The Mudcat Café TM
Thread #137101   Message #3233737
Posted By: Ross Campbell
04-Oct-11 - 12:52 PM
Thread Name: Fleetwood & Fishing: Songs of the Trawling Trade
Subject: RE: Fleetwood & Fishing: Songs of the Trawling Trade
I mentioned that the trawler's crew were regarded as casual labour. Even though many men worked for the same firms year in, year out and had good relations with their employers, there was no entitlement to sick pay, holiday pay, unemployment benefit, redundancy pay or any of the other benefits that come with a permanent position.

This went all the way up to the skipper, who could be dropped quick-style if he returned with only a light catch, or hit the market too late with a ship-full of fish that then had to be dumped at rock-bottom prices for fish-meal processing or cat-food. There were always more skippers than ships, and trawler-owners were happy to take advantage of the situation.

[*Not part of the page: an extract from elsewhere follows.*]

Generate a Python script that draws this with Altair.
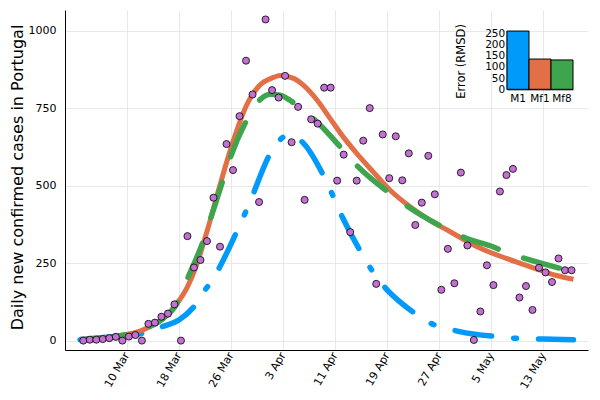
import altair as alt
import pandas as pd

# ---------------- data ----------------
obs_cases = [0, 3, 3, 5, 8, 12, 0, 13, 18, 0, 54, 58, 77, 87, 117, 0,
             337, 236, 260, 321, 461, 303, 634, 550, 724, 903, 794, 447, 1036, 808, 784, 854, 640, 754,
             454, 714, 700, 816, 816, 516, 600, 350, 516, 645, 750, 183, 665, 524, 659, 517, 604,
             373, 445, 596, 472, 164, 296, 185, 542, 307, 2, 94, 243, 179, 481,
             534, 554, 139, 176, 99, 235, 220, 189, 265, 227, 227]

tick_labels = ["10 Mar", "18 Mar", "26 Mar", "3 Apr", "11 Apr", "19 Apr", "27 Apr", "5 May", "13 May"]
tick_pos = [6.66, 14.66, 22.66, 30.66, 38.66, 46.66, 54.66, 62.66, 70.66]

m1_x = [-0.5, 1.0, 6.1, 9.7, 12.1, 14.8, 17.4, 18.9, 19.7, 21.0, 23.8, 25.3, 28.9, 30.5, 31.5,
        33.8, 37.1, 39.9, 42.9, 44.3, 46.7, 48.6, 51.6, 54.0, 55.1, 57.8, 64.0, 66.8, 70.7, 75.3]
m1_y = [3, 6, 16, 26, 45, 68, 120, 169, 190, 239, 362, 432, 610, 653, 664,
        637, 524, 394, 276, 228, 163, 126, 79, 50, 44, 29, 12, 7, 5, 3]

mf1_x = [-0.5, 3, 5.6, 8.2, 10.2, 12.3, 14.3, 15.9, 17.4, 19.0, 21.0, 23.0, 25.1, 27.1, 29.2, 30.2,
         32.3, 33.8, 35.9, 37.9, 39.9, 42.0, 44.5, 47.1, 50.2, 53.2, 56.3, 61.0, 65.0, 67.6, 70.2, 72.7, 75.3]
mf1_y = [4, 8, 16, 27, 45, 72, 117, 169, 244, 352, 502, 642, 760, 824, 849, 855,
         846, 824, 776, 717, 658, 604, 545, 486, 432, 389, 352, 298, 265, 246, 227, 210, 198]

mf8_x = [-0.5, 3, 5.6, 8.2, 10.2, 12.3, 14.3, 15.9, 18.4, 19.5, 21.8, 22.5, 25.1, 27.1, 28.7, 30.2,
         31.7, 33.0, 36.1, 39.9, 42.2, 47.1, 49.9, 55.8, 58.8, 62.5, 65.0, 68.3, 73.7, 75.3]
mf8_y = [4, 8, 16, 27, 45, 72, 117, 195, 320, 390, 540, 585, 711, 776, 795, 792,
         776, 755, 701, 615, 561, 475, 432, 360, 330, 306, 284, 262, 231, 223]

models = ["M1", "Mf1", "Mf8"]
rmsd = [260, 135, 131]
inset_ticks = [0, 50, 100, 150, 200, 250]

# ---------------- styling ----------------
BLUE, ORANGE, GREEN, PURPLE = "#009AFA", "#E26F46", "#3EA44E", "#C271D2"
FONT = "DejaVu Sans"
W, H = 523, 340
x_dom = [-2.81, 77.53]
y_dom = [-30.3, 1066.5]

obs_df = pd.DataFrame({"day": list(range(len(obs_cases))), "cases": obs_cases})
m1_df = pd.DataFrame({"day": m1_x, "cases": m1_y})
mf1_df = pd.DataFrame({"day": mf1_x, "cases": mf1_y})
mf8_df = pd.DataFrame({"day": mf8_x, "cases": mf8_y})
inset_df = pd.DataFrame({"model": models, "rmsd": rmsd})

label_expr = "''"
for p, l in reversed(list(zip(tick_pos, tick_labels))):
    label_expr = f"abs(datum.value - {p}) < 0.05 ? '{l}' : ({label_expr})"

x_enc = alt.X("day:Q", scale=alt.Scale(domain=x_dom, nice=False, zero=False),
              axis=alt.Axis(values=tick_pos, labelExpr=label_expr, labelAngle=-60,
                            labelAlign="right", labelBaseline="middle", labelPadding=3,
                            labelOverlap=False, labelFlush=False, title=None,
                            tickSize=0, ticks=False, orient="bottom"))
y_enc = alt.Y("cases:Q", scale=alt.Scale(domain=y_dom, nice=False, zero=False),
              axis=alt.Axis(values=[0, 250, 500, 750, 1000], format="d",
                            title="Daily new confirmed cases in Portugal",
                            titleFontSize=16, titleAngle=-90, titleX=-48, titleY=167,
                            titleBaseline="middle", titleAlign="center",
                            labelPadding=9, tickSize=0, ticks=False, labelOverlap=False,
                            orient="left"))

m1_line = alt.Chart(m1_df).mark_line(color=BLUE, strokeWidth=5.5, strokeCap="round",
                                      strokeDash=[37, 22, 3, 22], interpolate="monotone").encode(x=x_enc, y=y_enc)
mf1_line = alt.Chart(mf1_df).mark_line(color=ORANGE, strokeWidth=5, interpolate="monotone").encode(x=x_enc, y=y_enc)
mf8_line = alt.Chart(mf8_df).mark_line(color=GREEN, strokeWidth=5.5, strokeCap="round",
                                       strokeDash=[37, 27], strokeDashOffset=56,
                                       interpolate="monotone").encode(x=x_enc, y=y_enc)
pts = alt.Chart(obs_df).mark_point(filled=True, fill=PURPLE, stroke="black", strokeWidth=0.8,
                                   size=50, opacity=1, shape="circle").encode(x=x_enc, y=y_enc)

main = alt.layer(m1_line, mf1_line, mf8_line, pts)

inset = alt.Chart(inset_df).mark_bar(stroke="black", strokeWidth=1, opacity=1).encode(
    x=alt.X("model:N", sort=models,
            scale=alt.Scale(range=[442, 508], paddingInner=0, paddingOuter=0),
            axis=alt.Axis(orient="bottom", offset=-(H - 79.3), title=None, labelAngle=0,
                          ticks=False, tickSize=0, grid=False, labelFontSize=10.5, labelPadding=4,
                          domainColor="black")),
    y=alt.Y("rmsd:Q", scale=alt.Scale(domain=[0, 262], range=[79.3, 20.6], nice=False, zero=False),
            axis=alt.Axis(orient="left", offset=-441.7, values=inset_ticks, format="d",
                          title="Error (RMSD)", titleFontSize=11.5, titleAngle=-90,
                          titleX=-45, titleY=51, titleBaseline="middle", titleAlign="center",
                          labelFontSize=10.5, labelPadding=2, labelOverlap=False, labelFlush=False,
                          ticks=False, tickSize=0, grid=False)),
    color=alt.Color("model:N", scale=alt.Scale(domain=models, range=[BLUE, ORANGE, GREEN]), legend=None),
)

chart = alt.layer(main, inset).resolve_scale(x="independent", y="independent").properties(
    width=W, height=H,
    autosize=alt.AutoSizeParams(type="none"),
    padding={"left": 57, "top": 2, "right": 4, "bottom": 40},
).configure_view(stroke=None).configure_axis(
    labelFont=FONT, titleFont=FONT, labelFontSize=11, labelColor="black", titleColor="black",
    titleFontWeight="normal", domainColor="black", domainWidth=1,
    gridColor="#e8e8e8", gridWidth=1,
)

chart.save("out.html", embed_options={"renderer": "svg", "actions": False})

De-commissioning grants paid owners to take ships out of fishiong as over-capacity became a problem, but there was no corresponding aid for the hundreds of men thrown out of work. It took years of campaigning before such payments became available, but even then claimants had to go through hoops to prove they had worked distant-water twenty-five or thirty years before, with firms that had disappeared long ago. Often payments came too late for the men involved, and were regarded as small recompense by their surviving families.